Megalithic structure, Dangan, Co. Kilkenny
Co. Kilkenny |
Megalithic Tombs
Near Dangan in County Kilkenny, there is nothing left to see.
That absence is, in its own way, the story. A large stone structure once stood here, substantial enough to attract the attention of antiquarians and archaeologists across more than a century, before being destroyed around 1970 and leaving no visible trace at ground level.

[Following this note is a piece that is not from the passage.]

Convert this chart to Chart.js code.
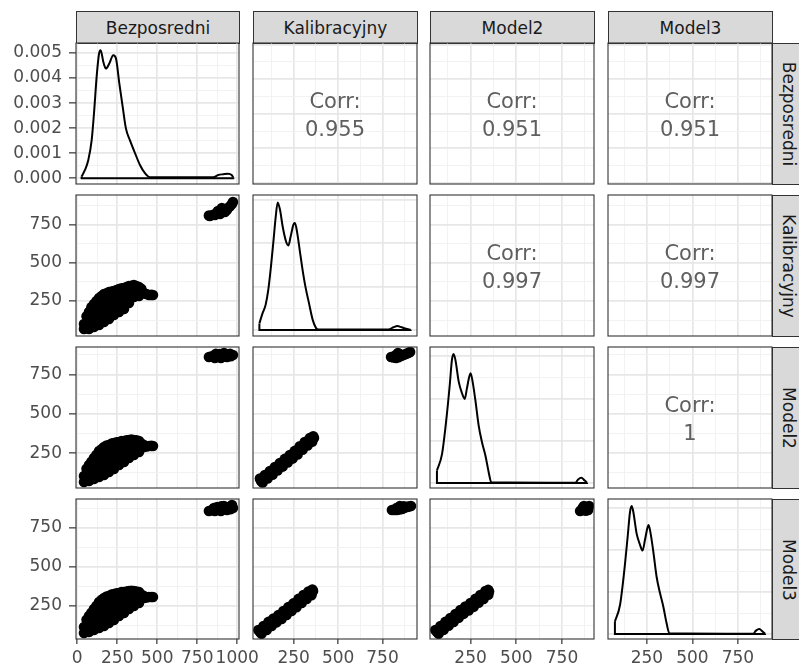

The structure first entered the written record in 1849, when a writer named Moore described it as a large slab, roughly 3.65 metres square, resting on top of several smaller slabs. That arrangement, a broad capstone elevated by supporting stones, is the basic form of a dolmen, one of Ireland's most recognisable prehistoric monument types, in which a large horizontal stone is raised above upright supports to form a chamber. The description was convincing enough that William Copeland Borlase included the Dangan site in his 1897 survey, "The Dolmens of Ireland", a significant catalogue of such structures across the country. The classification seemed settled. Then, in 1958, a J. Delaney submitted a report to the National Museum of Ireland concluding that the structure was probably not the remains of a megalithic tomb at all. Whether it was a natural formation, a field boundary, or something else entirely was not recorded in any surviving detail. The site sat in that ambiguous state, neither confirmed monument nor dismissed curiosity, until it was destroyed around 1970. No excavation appears to have taken place beforehand, and whatever the stones might have clarified about their own origins went with them.